The synthesis of ultrasmall ZnO@PEG nanoparticles and its fluorescence properties

We reported here an improved method in ethanol producing controllable ultrasmall ZnO@PEG nanoparticles in large-scale. The growth process for bare ZnO and ultrasmall ZnO@PEG nanoparticles were monitored by the UV–Visible spectrum and the result of particles size distributions was coincident with other measurement techniques [dynamic light scattering and transmission electron microscopy (TEM)]. Comparing with the result of FT-IR, TGA characterization, PEG could be adsorbed at the surface of ZnO nanoparticles.

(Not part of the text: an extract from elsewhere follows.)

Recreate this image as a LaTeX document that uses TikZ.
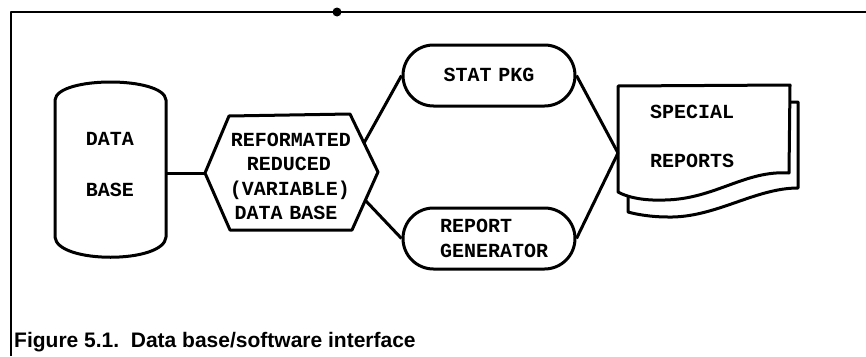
\documentclass[tikz,border=0pt]{standalone}
\usepackage{fontspec}
\usetikzlibrary{shapes.misc}
\newfontfamily\typefont{Liberation Mono}
\newfontfamily\capfont{Liberation Sans}
\begin{document}
\begin{tikzpicture}[x=1pt,y=-1pt,line join=round,
  shapeline/.style={line width=3pt},
  frameline/.style={line width=2pt},
  tlabel/.style={font=\typefont\bfseries\fontsize{20}{22}\selectfont,inner sep=0pt,anchor=center},
  pill/.style={rounded rectangle,draw,line width=3pt,minimum width=172pt,minimum height=61pt,inner sep=0pt}]
\useasboundingbox (0,0) rectangle (866,356);

% open frame: top and left rules only
\draw[frameline] (11,356) -- (11,12) -- (866,12);
\fill (337,12) circle (4.5pt);

% data base store
\draw[shapeline] (55,100) .. controls (57,76) and (164,76) .. (166,100)
  -- (166,237) .. controls (164,264) and (57,264) .. (55,237) -- cycle;
\node[tlabel] (dbtop) at (110,139) {DATA};
\node[tlabel] (dbbot) at (110,190) {BASE};
\coordinate (dbR) at (166,173);

% reduced data base (hexagon)
\coordinate (hexL) at (205,173);
\coordinate (hexTL) at (229,116);
\coordinate (hexTR) at (350,114);
\coordinate (hexR) at (378,172);
\coordinate (hexBR) at (352,230);
\coordinate (hexBL) at (230,230);
\draw[shapeline] (hexL) -- (hexTL) -- (hexTR) -- (hexR) -- (hexBR) -- (hexBL) -- cycle;
\node[tlabel] (hx1) at (291,140) {REFORMATED};
\node[tlabel] (hx2) at (289,164) {REDUCED};
\node[tlabel] (hx3) at (290,190) {(VARIABLE)};
\node[tlabel] (hx4) at (286,213) {DATA\,\,BASE};
\coordinate (hexA) at (364,143);
\coordinate (hexB) at (365,200);

% program boxes
\node[pill] (stat) at (489,75.5) {};
\node[tlabel] (statT) at (489,75) {STAT\,\,PKG};
\node[pill] (gen) at (489,238.5) {};
\node[tlabel,anchor=west] (genT1) at (440,226) {REPORT};
\node[tlabel,anchor=west] (genT2) at (440,251) {GENERATOR};

% report pages: back sheet, then front sheet over it
\draw[shapeline,fill=white] (628,102) -- (798,102) -- (798,188)
  .. controls (755,188) and (715,218) .. (668,217)
  .. controls (650,217) and (635,214) .. (628,212) -- cycle;
\draw[shapeline,fill=white] (618,86) -- (790,85) -- (789,173)
  .. controls (745,170) and (715,199) .. (665,200)
  .. controls (640,201) and (625,196) .. (618,192) -- cycle;
\node[tlabel] (rp1) at (692,112) {SPECIAL};
\node[tlabel] (rp2) at (692,161) {REPORTS};
\coordinate (rep) at (618,153);

% connectors
\draw[shapeline] (dbR) -- (hexL);
\draw[shapeline] (hexA) -- (stat.west);
\draw[shapeline] (hexB) -- (gen.west);
\draw[shapeline] (stat.east) -- (rep);
\draw[shapeline] (gen.east) -- (rep);

% caption
\node[font=\capfont\bfseries\fontsize{21}{24}\selectfont,anchor=base west,inner sep=0pt] (cap)
  at (14,347) {Figure 5.1.\ \ Data base/software interface};
\end{tikzpicture}
\end{document}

The fourier transform analysis from the TEM images indicated that PEG coated at the surface of ZnO nanoparticles did not have a direct effect on the morphology of the nanoparticles grown within. As the same growth time and excitation wavelength, the ZnO@PEG nanoparticles were endowed with higher FL intensity than bare ZnO nanoparticles from the fluorescence characterization. The FL intensity could retain 91.0 % of its beginning intensity for 6 days in ethanol, which declared the ZnO@PEG had acceptable storage stability. When the ZnO@PEG nanoparticles were transferred to aqueous solution, a balance value was found for the FL intensity in 120 min. Interestingly, the colloidal solution can keep transparent for 6 months without aggregation at room temperature. The controllable ultrasmall ZnO nanoparticles may link molecular-scale materials forming larger dimensions nanomaterials with different physical and chemical properties. And more, this fast and simple method for preparing ultrasmall ZnO nanoparticles ethanol solution can be improved for further study about doped ZnO for functional coating and solvent.